• Instructions for the task:
Below are the records; pull every line that includes "code".

[Start of The input]

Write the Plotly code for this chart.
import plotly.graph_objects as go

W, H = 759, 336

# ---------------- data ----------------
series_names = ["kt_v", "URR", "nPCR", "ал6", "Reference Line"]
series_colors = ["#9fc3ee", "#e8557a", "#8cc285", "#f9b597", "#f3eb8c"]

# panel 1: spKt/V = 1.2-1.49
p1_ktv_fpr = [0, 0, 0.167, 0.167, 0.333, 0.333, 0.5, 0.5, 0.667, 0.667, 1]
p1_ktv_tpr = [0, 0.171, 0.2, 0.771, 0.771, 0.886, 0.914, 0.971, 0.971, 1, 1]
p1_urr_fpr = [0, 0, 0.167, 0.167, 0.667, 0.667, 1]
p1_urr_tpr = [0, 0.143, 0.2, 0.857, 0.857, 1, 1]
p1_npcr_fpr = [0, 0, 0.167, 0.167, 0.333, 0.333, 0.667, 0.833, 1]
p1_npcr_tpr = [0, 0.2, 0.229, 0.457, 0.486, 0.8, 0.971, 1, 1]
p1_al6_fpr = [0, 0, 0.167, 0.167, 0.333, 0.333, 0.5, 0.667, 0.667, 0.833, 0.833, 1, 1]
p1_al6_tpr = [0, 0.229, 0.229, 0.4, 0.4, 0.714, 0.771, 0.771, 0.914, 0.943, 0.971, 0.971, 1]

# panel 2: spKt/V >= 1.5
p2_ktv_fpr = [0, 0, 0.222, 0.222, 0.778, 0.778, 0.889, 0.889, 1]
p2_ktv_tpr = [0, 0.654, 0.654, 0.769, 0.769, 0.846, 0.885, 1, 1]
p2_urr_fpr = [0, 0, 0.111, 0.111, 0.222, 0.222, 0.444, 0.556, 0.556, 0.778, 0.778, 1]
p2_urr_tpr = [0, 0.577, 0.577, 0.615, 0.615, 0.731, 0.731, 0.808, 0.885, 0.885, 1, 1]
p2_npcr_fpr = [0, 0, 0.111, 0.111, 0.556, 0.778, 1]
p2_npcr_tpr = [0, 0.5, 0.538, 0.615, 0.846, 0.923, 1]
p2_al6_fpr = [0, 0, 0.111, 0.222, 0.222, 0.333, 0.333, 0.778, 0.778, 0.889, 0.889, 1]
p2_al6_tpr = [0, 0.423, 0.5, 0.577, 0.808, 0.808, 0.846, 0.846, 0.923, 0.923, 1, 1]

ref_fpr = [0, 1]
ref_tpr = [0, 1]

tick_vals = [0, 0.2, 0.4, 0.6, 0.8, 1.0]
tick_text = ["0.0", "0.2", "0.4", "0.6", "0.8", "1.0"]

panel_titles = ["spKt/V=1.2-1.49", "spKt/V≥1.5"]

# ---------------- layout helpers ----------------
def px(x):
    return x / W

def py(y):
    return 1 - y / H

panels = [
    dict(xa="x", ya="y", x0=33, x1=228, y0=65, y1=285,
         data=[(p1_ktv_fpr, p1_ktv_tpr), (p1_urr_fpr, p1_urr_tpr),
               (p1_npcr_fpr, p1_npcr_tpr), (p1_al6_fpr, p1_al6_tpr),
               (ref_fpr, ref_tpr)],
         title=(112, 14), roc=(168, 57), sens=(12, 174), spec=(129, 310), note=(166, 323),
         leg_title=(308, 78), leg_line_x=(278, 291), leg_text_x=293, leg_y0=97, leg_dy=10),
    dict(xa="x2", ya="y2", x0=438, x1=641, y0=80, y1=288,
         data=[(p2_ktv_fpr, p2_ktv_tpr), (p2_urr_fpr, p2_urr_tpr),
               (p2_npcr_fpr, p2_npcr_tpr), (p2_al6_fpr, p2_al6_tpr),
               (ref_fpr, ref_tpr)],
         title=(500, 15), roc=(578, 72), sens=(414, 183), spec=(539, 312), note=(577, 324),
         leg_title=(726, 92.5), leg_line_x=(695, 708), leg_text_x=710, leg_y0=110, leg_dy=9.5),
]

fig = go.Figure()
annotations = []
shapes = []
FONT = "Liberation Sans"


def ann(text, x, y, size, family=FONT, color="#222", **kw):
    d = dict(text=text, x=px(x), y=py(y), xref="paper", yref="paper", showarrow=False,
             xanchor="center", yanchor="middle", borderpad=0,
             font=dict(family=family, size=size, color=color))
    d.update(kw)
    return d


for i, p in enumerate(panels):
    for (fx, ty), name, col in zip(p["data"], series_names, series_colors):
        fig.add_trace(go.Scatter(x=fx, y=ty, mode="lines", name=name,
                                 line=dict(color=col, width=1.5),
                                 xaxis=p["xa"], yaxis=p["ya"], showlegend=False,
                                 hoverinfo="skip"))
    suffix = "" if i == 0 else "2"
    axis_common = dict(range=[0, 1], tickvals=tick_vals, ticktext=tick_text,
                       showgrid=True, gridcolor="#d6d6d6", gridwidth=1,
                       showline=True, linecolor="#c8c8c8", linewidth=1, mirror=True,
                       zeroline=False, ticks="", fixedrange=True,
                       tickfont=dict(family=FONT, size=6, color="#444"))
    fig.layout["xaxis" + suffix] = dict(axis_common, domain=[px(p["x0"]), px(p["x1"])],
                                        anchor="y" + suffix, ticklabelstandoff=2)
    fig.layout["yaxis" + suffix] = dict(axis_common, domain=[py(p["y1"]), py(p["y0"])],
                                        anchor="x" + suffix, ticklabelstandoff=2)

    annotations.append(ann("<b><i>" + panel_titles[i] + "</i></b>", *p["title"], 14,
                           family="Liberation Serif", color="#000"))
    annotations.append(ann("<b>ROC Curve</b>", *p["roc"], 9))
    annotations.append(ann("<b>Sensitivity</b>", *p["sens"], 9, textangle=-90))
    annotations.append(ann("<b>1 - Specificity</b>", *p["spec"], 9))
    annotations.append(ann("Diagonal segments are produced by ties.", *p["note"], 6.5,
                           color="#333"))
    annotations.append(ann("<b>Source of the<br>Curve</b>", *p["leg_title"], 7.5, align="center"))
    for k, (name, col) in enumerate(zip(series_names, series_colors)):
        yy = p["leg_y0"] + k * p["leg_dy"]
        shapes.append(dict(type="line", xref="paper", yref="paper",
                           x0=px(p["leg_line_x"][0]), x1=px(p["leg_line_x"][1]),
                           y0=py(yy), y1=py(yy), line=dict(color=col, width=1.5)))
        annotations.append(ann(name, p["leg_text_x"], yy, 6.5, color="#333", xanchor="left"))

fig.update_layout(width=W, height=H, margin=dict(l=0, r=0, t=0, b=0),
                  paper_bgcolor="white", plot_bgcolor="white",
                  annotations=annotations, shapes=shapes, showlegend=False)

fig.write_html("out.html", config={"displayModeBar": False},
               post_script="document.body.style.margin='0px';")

[End of The input]
[Start of The input]

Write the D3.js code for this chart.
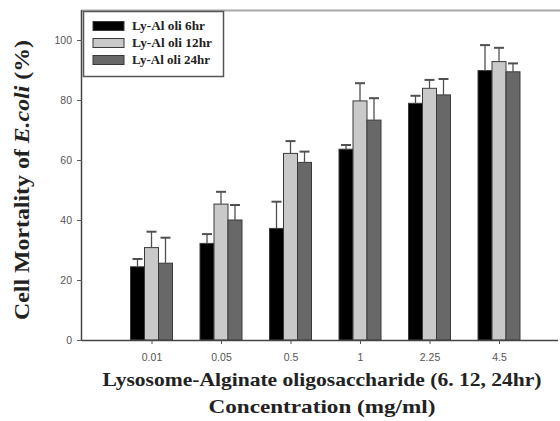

[End of The input]

• Answer in full:
Write the Plotly code for this chart.
Write the D3.js code for this chart.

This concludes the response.